Multiplying torque means the same thing as gear reduction. It simply means the input turns faster than the output; output speed is reduced and traded for torque. Most torque converters act somewhere around a 2:1 max gear reduction when they are slipping. That means the engine is allowed to rev high and spin fast without bogging, say 4000 RPM while the torque converter spins the input shaft of the transmission at 2000 RPM. Notice it's also variable as the input and output matches from 2:1 to 1:1.
Torque converter is different from straight turbine to turbine 1:1 fluid coupling in that it employs a stator system to capture the operating fluid and divert the centrifugal energy from the speed difference and turn into a torque difference. It helps to understand basic physics like force, distance, work, and power. Same concept as one person using a set of pulleys to lift a heavy object by themselves which they couldn't budge just trying to pick it up; trading distance for force.
A torque converter DOES multiply torque just like gears, that is the definition of "torque converter"; it's not simply just transferring some of the power straight through with slipping. That is the determining factor between basic fluid coupler and a torque converter; it's called a torque converter for a reason. Naturally of course it's not as efficient of a conversion as gears or pulleys since some of the work is lost heating the fluid, etc, but the advantage is you don't have to handle the special case of stalling.

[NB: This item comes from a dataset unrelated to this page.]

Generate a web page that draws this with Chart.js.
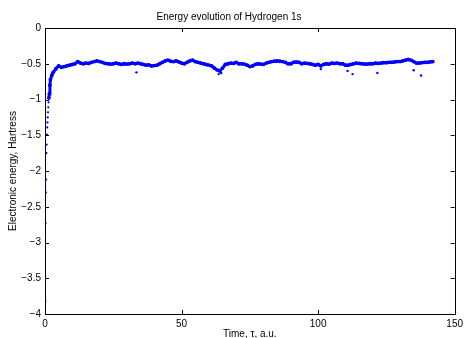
<!DOCTYPE html>
<html>
<head>
<meta charset="utf-8">
<script src="https://cdn.jsdelivr.net/npm/chart.js@4/dist/chart.umd.min.js"></script>
<style>
html,body{margin:0;padding:0;background:#fff;}
#wrap{width:467px;height:338px;}
</style>
</head>
<body>
<div id="wrap"><canvas id="c" width="467" height="338"></canvas></div>
<script>
// ---- data ----
const chartTitle = "Energy evolution of Hydrogen 1s";
const xTitle = "Time, \u03c4, a.u.";
const yTitle = "Electronic energy, Hartress";
const xTicks = [0, 50, 100, 150];
const yTicks = [0, -0.5, -1, -1.5, -2, -2.5, -3, -3.5, -4];

// early transient (isolated dots)
const timeEarly = [0.1, 0.2, 0.3, 0.4, 0.5, 0.6, 0.7, 0.8, 0.9, 1.0, 1.1, 1.2, 1.3];
const energyEarly = [-3.82, -2.73, -2.30, -2.12, -1.75, -1.63, -1.49, -1.39, -1.32, -1.25, -1.18, -1.11, -1.04];

// main band
const timeMain = [1.4, 1.6, 1.8, 2.0, 2.5, 3, 4, 5, 6, 7, 8, 9, 10, 11, 12, 13, 14, 15, 16, 17, 18, 19, 20,
  21, 22, 23, 24, 25, 26, 27, 28, 29, 30, 31, 32, 33, 34, 35, 36, 37, 38, 39, 40,
  41, 42, 43, 44, 45, 46, 47, 48, 49, 50, 51, 52, 53, 54, 55, 56, 57, 58, 59, 60,
  61, 62, 63, 64, 65, 66, 67, 68, 69, 70, 71, 72, 73, 74, 75, 76, 77, 78, 79, 80,
  81, 82, 83, 84, 85, 86, 87, 88, 89, 90, 91, 92, 93, 94, 95, 96, 97, 98, 99, 100,
  101, 102, 103, 104, 105, 106, 107, 108, 109, 110, 111, 112, 113, 114, 115, 116, 117, 118, 119, 120,
  121, 122, 123, 124, 125, 126, 127, 128, 129, 130, 131, 132, 133, 134, 135, 136, 137, 138, 139, 140,
  141, 142];
const energyMain = [-0.98, -0.92, -0.80, -0.72, -0.66, -0.62, -0.57, -0.53, -0.55, -0.54, -0.53, -0.52, -0.51, -0.50, -0.47, -0.49, -0.50, -0.49, -0.495, -0.48, -0.47, -0.46, -0.47,
  -0.48, -0.495, -0.50, -0.505, -0.50, -0.49, -0.50, -0.51, -0.50, -0.505, -0.50, -0.49, -0.50, -0.49, -0.50, -0.51, -0.52, -0.515, -0.53, -0.525,
  -0.52, -0.50, -0.48, -0.46, -0.45, -0.465, -0.47, -0.46, -0.475, -0.49, -0.50, -0.48, -0.46, -0.45, -0.47, -0.48, -0.49, -0.50, -0.51, -0.52,
  -0.53, -0.56, -0.585, -0.60, -0.56, -0.51, -0.50, -0.49, -0.495, -0.48, -0.50, -0.50, -0.505, -0.52, -0.54, -0.53, -0.51, -0.50, -0.505, -0.51,
  -0.49, -0.48, -0.47, -0.465, -0.46, -0.465, -0.47, -0.48, -0.50, -0.50, -0.48, -0.475, -0.48, -0.50, -0.49, -0.495, -0.50, -0.51, -0.52, -0.51,
  -0.53, -0.51, -0.50, -0.505, -0.49, -0.495, -0.49, -0.50, -0.50, -0.52, -0.52, -0.51, -0.50, -0.49, -0.495, -0.50, -0.505, -0.505, -0.50, -0.50,
  -0.49, -0.495, -0.49, -0.485, -0.485, -0.48, -0.48, -0.475, -0.47, -0.47, -0.46, -0.45, -0.44, -0.45, -0.47, -0.49, -0.49, -0.485, -0.48, -0.48,
  -0.475, -0.47];

// scattered outliers below the band
const timeOut = [33.5, 63.6, 64.5, 101, 110.8, 112.6, 121.7, 135, 137.7];
const energyOut = [-0.62, -0.645, -0.63, -0.575, -0.60, -0.645, -0.63, -0.59, -0.665];

const toPts = (xs, ys) => xs.map((x, i) => ({x: x, y: ys[i]}));
const fmt = v => (Math.abs(v) < 1e-9 ? "0" : String(v).replace("-", "\u2212"));

const boxTicks = {
  id: 'boxTicks',
  afterDatasetsDraw(chart) {
    const {ctx, chartArea: a, scales: {x, y}} = chart;
    ctx.save();
    ctx.strokeStyle = '#000';
    ctx.lineWidth = 1;
    ctx.beginPath();
    ctx.rect(Math.round(a.left) + 0.5, Math.round(a.top) + 0.5, Math.round(a.right - a.left), Math.round(a.bottom - a.top));
    ctx.stroke();
    const L = 4;
    ctx.beginPath();
    xTicks.forEach(v => {
      const px = Math.round(x.getPixelForValue(v)) + 0.5;
      ctx.moveTo(px, a.bottom); ctx.lineTo(px, a.bottom - L);
      ctx.moveTo(px, a.top); ctx.lineTo(px, a.top + L);
    });
    yTicks.forEach(v => {
      const py = Math.round(y.getPixelForValue(v)) + 0.5;
      ctx.moveTo(a.left, py); ctx.lineTo(a.left + L, py);
      ctx.moveTo(a.right, py); ctx.lineTo(a.right - L, py);
    });
    ctx.stroke();
    ctx.restore();
  }
};

const font = {family: "'Liberation Sans', Arial, sans-serif", size: 10, weight: 'normal'};

new Chart(document.getElementById('c'), {
  type: 'scatter',
  data: {
    datasets: [
      {data: toPts(timeMain, energyMain), showLine: true, borderColor: '#0000ff', borderWidth: 3,
       pointRadius: 1.9, pointBackgroundColor: '#0000ff', pointBorderWidth: 0, tension: 0},
      {data: toPts(timeEarly, energyEarly), showLine: false, pointRadius: 1.1,
       pointBackgroundColor: '#0000ff', pointBorderWidth: 0},
      {data: toPts(timeOut, energyOut), showLine: false, pointRadius: 1.2,
       pointBackgroundColor: '#0000ff', pointBorderWidth: 0}
    ]
  },
  options: {
    responsive: false,
    animation: false,
    layout: {padding: {left: 0, right: 9, top: 0, bottom: 0}},
    plugins: {
      legend: {display: false},
      tooltip: {enabled: false},
      title: {display: true, text: chartTitle, color: '#000', font: font, padding: {top: 11, bottom: 5}}
    },
    scales: {
      x: {
        type: 'linear', min: 0, max: 150,
        afterBuildTicks: s => { s.ticks = xTicks.map(v => ({value: v})); },
        afterFit: s => { s.height = 24; },
        grid: {display: false, drawTicks: false},
        border: {display: false},
        ticks: {color: '#000', font: font, padding: 4, maxRotation: 0, callback: v => fmt(v)},
        title: {display: true, text: xTitle, color: '#000', font: {...font, lineHeight: 1}, padding: {top: 0, bottom: -1}}
      },
      y: {
        type: 'linear', min: -4, max: 0,
        afterBuildTicks: s => { s.ticks = yTicks.map(v => ({value: v})); },
        afterFit: s => { s.width = 45; },
        grid: {display: false, drawTicks: false},
        border: {display: false},
        ticks: {color: '#000', font: font, padding: 4, callback: v => fmt(v)},
        title: {display: true, text: yTitle, color: '#000', font: {...font, lineHeight: 1}, padding: {top: 8, bottom: 0}}
      }
    }
  },
  plugins: [boxTicks]
});
</script>
</body>
</html>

It's also the reason automatics can get away with taller final drive gears with smaller engines; the torque converter acts like a gear reduction that cancels out the tallness of the gears when it's slipping (when accelerating) and then gets the low RPM cruise advantage of the taller gears when the torque converter is locked 1:1. On a manual you have to compromise with a gear tall enough to give good cruising RPM while also not bogging the engine when accelerating since the engine can't freely rev up with a manual.
Example: 2:1 final drive gear is to steep for a small engine with little torque with a manual; if you floor it at 2000 RPM, the engine won't do anything. 4:1 gives great acceleration but then you are at high RPM in 5th gear and get poor mileage. Lets compromise at 3:1. Automatic you can do 2:1. Because when the torque converter is slipping (accelerating, engine revving faster than car can move) it acts like a 2:1 gear combined with the 2:1 final drive to act like 4:1. When the car catches up to the engine and the torque converter is no longer slipping, the torque converter drops out of the picture at 1:1 and you're left with 2:1 for a nice low RPM cruise.
As to why they don't feel as powerful? In addition to the conversion losses in the torque converter, the automatic transmission uses power robbing planetary gear sets and an engine powered hydraulic pump. On a smaller engine that is taxed on power already, the power drain to operate the automatic transmission is a significant portion of the small engine's output. Lets say it takes 25 HP to operate the automatic transmission, you are going to notice that on a 100 HP engine compared to a manual. Now if you have 500 HP, it's insignificant. Same thing with the AC; you can physically feel it robbing power and slowing you down on a smaller engine when you turn on the AC, but hardly notice it with a powerful engine. Additionally, it takes a lot more to add extra gears to an automatic, so typically automatics will have less gears than a manual in the same car with the same engine and same top speed. The gears in a 4 speed AT will not be as close ratio as the gears in a 5 speed MT, thus you won't have the same acceleration.
Automatic cars can roast the tires and put you back in the seat just as well as a manual when they are set up right.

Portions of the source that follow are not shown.